When Gabriella comes into his life, everything changes for Troy. Together they discover a love of song that informs their relationship and also complicates Troy's life. This is the central theme and conflict of the three-film arc: court or stage? He manages to strike a balance in the end, though he makes a choice I envy for its sweeping gall: I'll have it all, he says. I'll play and perform and study near my girlfriend. Man, I hope it works out, dude.

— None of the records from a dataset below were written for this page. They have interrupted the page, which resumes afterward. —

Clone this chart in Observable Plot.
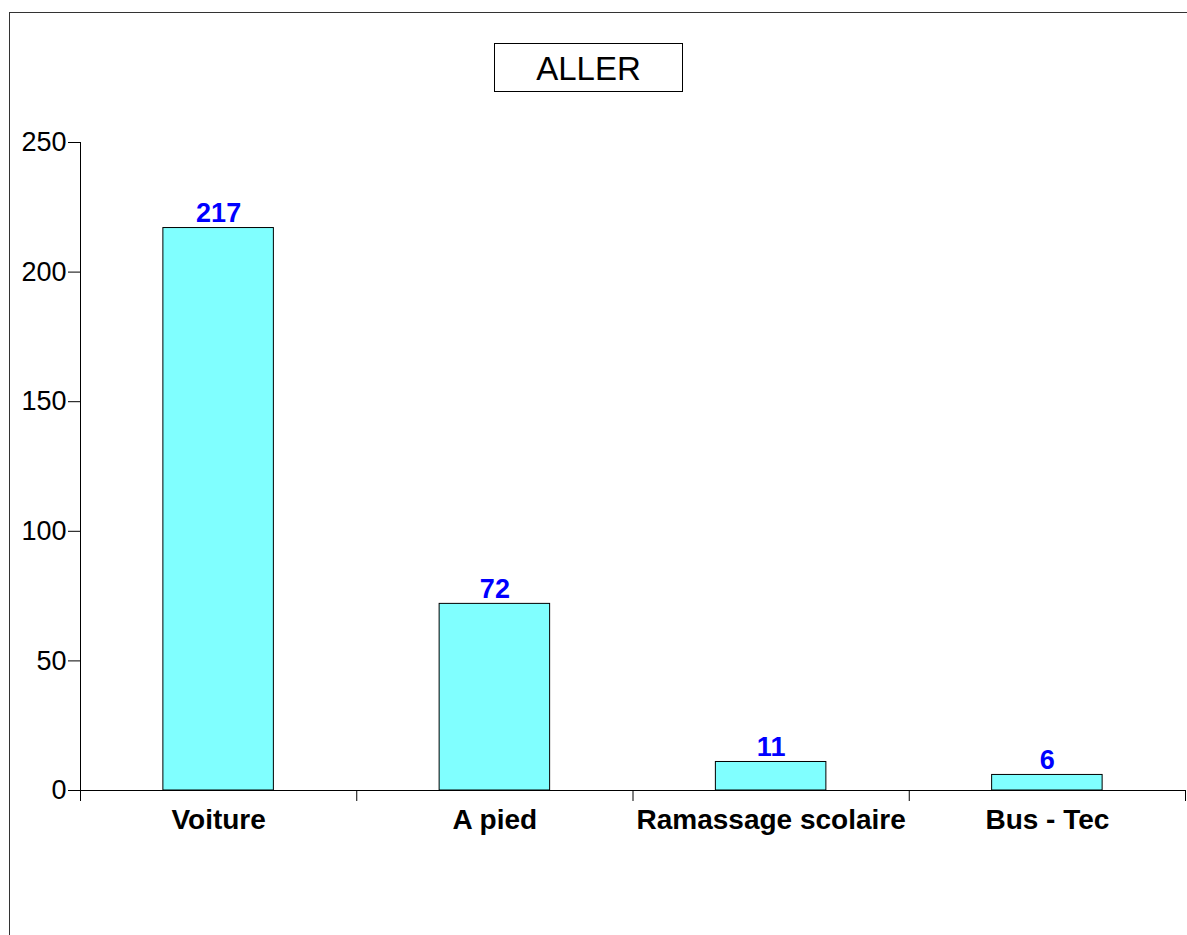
<!DOCTYPE html>
<html>
<head>
<meta charset="utf-8">
<script src="https://cdn.jsdelivr.net/npm/d3@7"></script>
<script src="https://cdn.jsdelivr.net/npm/@observablehq/plot@0.6"></script>
<style>
  html, body { margin: 0; padding: 0; background: #fff; overflow: hidden; }
  #wrap { position: relative; width: 1187px; height: 935px; font-family: "Liberation Sans", Arial, sans-serif; }
  #frame { position: absolute; left: 9px; top: 12px; width: 1400px; height: 1200px; border: 1px solid #333; box-sizing: border-box; }
  #title { position: absolute; left: 494px; top: 43px; width: 189px; height: 49px; border: 1px solid #000; box-sizing: border-box;
           display: flex; align-items: center; justify-content: center; font-size: 33px; color: #000; background: #fff; padding-top: 2px; }
  #chart { position: absolute; left: 0; top: 0; }
</style>
</head>
<body>
<div id="wrap">
  <div id="frame"></div>
  <div id="chart"></div>
  <div id="title">ALLER</div>
</div>
<script>
const categories = ["Voiture", "A pied", "Ramassage scolaire", "Bus - Tec"];
const values = [217, 72, 11, 6];
const yTicks = [0, 50, 100, 150, 200, 250];

const data = categories.map((c, i) => ({category: c, index: i, value: values[i]}));
const boundaries = d3.range(categories.length + 1);

const chart = Plot.plot({
  width: 1187,
  height: 935,
  marginLeft: 80,
  marginRight: 2,
  marginTop: 142,
  marginBottom: 145,
  style: {fontFamily: "'Liberation Sans', Arial, sans-serif", background: "transparent", color: "#000"},
  x: {type: "linear", domain: [0, categories.length]},
  y: {domain: [0, 250]},
  marks: [
    Plot.rectY(data, {
      x1: d => d.index + 0.3, x2: d => d.index + 0.7, y1: 0, y2: "value",
      fill: "#80ffff", stroke: "#000", strokeWidth: 1
    }),
    Plot.ruleY([0], {stroke: "#000"}),
    Plot.ruleX([0], {y1: 0, y2: 250, stroke: "#000"}),
    Plot.axisY({ticks: yTicks, tickSize: 12, tickPadding: 2, fontSize: 27, label: null, stroke: "#000"}),
    Plot.axisX({ticks: boundaries, tickSize: 11, tickFormat: () => "", label: null, stroke: "#000"}),
    Plot.text(data, {
      x: d => d.index + 0.5, y: 0, text: "category", lineAnchor: "bottom", dy: 38,
      fontSize: 28, fontWeight: "bold", fill: "#000"
    }),
    Plot.text(data, {
      x: d => d.index + 0.5, y: "value", text: d => String(d.value), lineAnchor: "bottom", dy: -6,
      fontSize: 27, fontWeight: "bold", fill: "#0000ff"
    })
  ]
});
document.getElementById("chart").appendChild(chart);
</script>
</body>
</html>
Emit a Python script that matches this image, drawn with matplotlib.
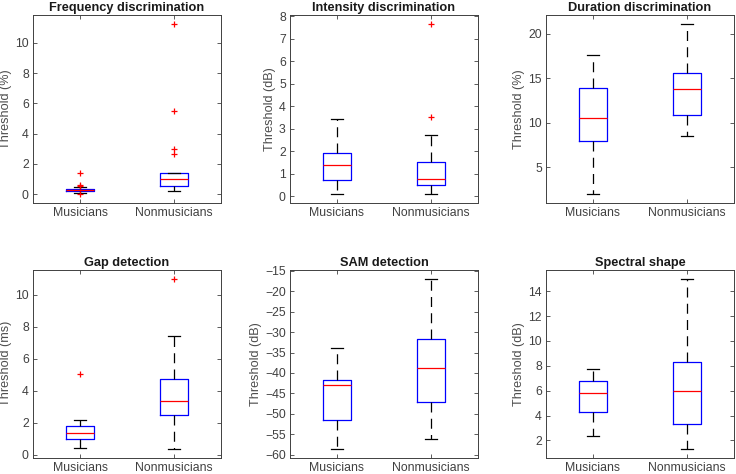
"""청력 과제별 역치 박스플롯 (Musicians vs Nonmusicians)."""

import matplotlib
matplotlib.use("Agg")
import matplotlib.pyplot as plt

plt.rcParams["font.family"] = ["Liberation Sans", "DejaVu Sans"]

GROUPS = ["Musicians", "Nonmusicians"]
TITLES = [
    "Frequency discrimination", "Intensity discrimination", "Duration discrimination",
    "Gap detection", "SAM detection", "Spectral shape",
]
YLABELS = [
    "Threshold (%)", "Threshold (dB)", "Threshold (%)",
    "Threshold (ms)", "Threshold (dB)", "Threshold (dB)",
]

# 그림에서 읽은 박스플롯 통계값 [Musicians, Nonmusicians]
whisker_lo = [[0.10, 0.24], [0.10, 0.10], [2.0, 8.5], [0.42, 0.35], [-58.6, -56.2], [2.35, 1.33]]
q1 = [[0.18, 0.55], [0.74, 0.52], [8.0, 10.87], [1.0, 2.47], [-51.6, -47.1], [4.25, 3.34]]
median = [[0.28, 1.01], [1.38, 0.79], [10.57, 13.83], [1.33, 3.33], [-42.9, -38.8], [5.83, 5.99]]
q3 = [[0.35, 1.41], [1.93, 1.53], [13.86, 15.62], [1.79, 4.72], [-41.8, -31.8], [6.77, 8.29]]
whisker_hi = [[0.48, 1.43], [3.44, 2.74], [17.64, 21.12], [2.18, 7.42], [-33.9, -17.0], [7.76, 14.99]]
outliers = [
    [[1.43, 0.62, 0.55, 0.02], [11.25, 5.5, 3.0, 2.67]],
    [[], [7.67, 3.54]],
    [[], []],
    [[5.05], [10.98]],
    [[], []],
    [[], []],
]

YLIMS = [(-0.55, 11.83), (-0.27, 8.06), (1.07, 22.1), (-0.17, 11.54), (-60.65, -14.84), (0.63, 15.71)]
YTICKS = [
    range(0, 11, 2), range(0, 9), [5, 10, 15, 20],
    range(0, 11, 2), range(-60, -14, 5), range(2, 15, 2),
]

# 축 위치 (픽셀 기준 → figure 비율)
W, H = 736, 474
LEFTS = [33, 290, 546]
TOPS = [15, 270]
AX_W, AX_H = 188, 187.5

fig = plt.figure(figsize=(W / 100, H / 100), dpi=100)

for i in range(6):
    r, c = divmod(i, 3)
    ax = fig.add_axes([LEFTS[c] / W, 1 - (TOPS[r] + AX_H) / H, AX_W / W, AX_H / H])

    stats = []
    for g in range(2):
        stats.append({
            "whislo": whisker_lo[i][g], "q1": q1[i][g], "med": median[i][g],
            "q3": q3[i][g], "whishi": whisker_hi[i][g], "fliers": outliers[i][g],
        })

    ax.bxp(
        stats, positions=[1, 2], widths=0.3, showfliers=True,
        boxprops=dict(color="#0000ff", linewidth=0.9),
        medianprops=dict(color="#ff0000", linewidth=0.9),
        whiskerprops=dict(color="black", linewidth=0.9, linestyle=(0, (8, 5))),
        capprops=dict(color="black", linewidth=0.9),
        capwidths=0.13,
        flierprops=dict(marker="+", markeredgecolor="#ff0000", markersize=5, markeredgewidth=0.9, linestyle="none"),
    )

    ax.set_xlim(0.5, 2.5)
    ax.set_ylim(*YLIMS[i])
    ax.set_yticks(list(YTICKS[i]))
    ax.set_xticks([1, 2])
    ax.set_xticklabels(GROUPS)
    ax.set_title(TITLES[i], fontsize=9.2, fontweight="bold", color="#1a1a1a", pad=3)
    ax.set_ylabel(YLABELS[i], fontsize=9.1, color="#4d4d4d", labelpad=2)

    ax.tick_params(direction="in", top=True, right=True, length=3, width=0.6,
                   labelsize=8.8, colors="#404040", pad=3)
    for spine in ax.spines.values():
        spine.set_color("#404040")
        spine.set_linewidth(0.7)

plt.savefig("out.png", dpi=100)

This is where the narrative strikes close to home for me. I tried to do it all, too. I displayed stunning avarice with my teenage world, devouring athletics and drama and music and academics and leadership and even a semblance of a social life. When you're 18, you never push back from the table when there's still something there to taste. Heading into my own Wildcat story, it was unsustainable. Young life may be about doing it all, but the older you get the harder that is to pull off. You have to begin to commit to the true passions in your life or you get left behind. There are no Renaissance men (or women). There are experts, and there are dilettantes. I fear that Troy Bolton is going to find this out, to his peril.
But it's a fun ride, watching young Troy before he knows all of this, before his hairline recedes and Gabriella meets someone better at Stanford and the dreams slowly fall away. That's really what these movies are about, after all - dreams. Finding yours, following it as long as you can, and being in the moment before the morning comes and the dreams die. Oh, and this is important - acknowledging and supporting the dreams of your friends and fellow travelers, whether there's what we expect or not. Because some dreams last longer than others, and some even come true. And as even Sharpay learns
in the end when her brother earns the Julliard scholarship she believed was hers by right, one of the best things in life is sincere happiness for the success of a loved one even amidst your own troubles.
After all, we're all in this together.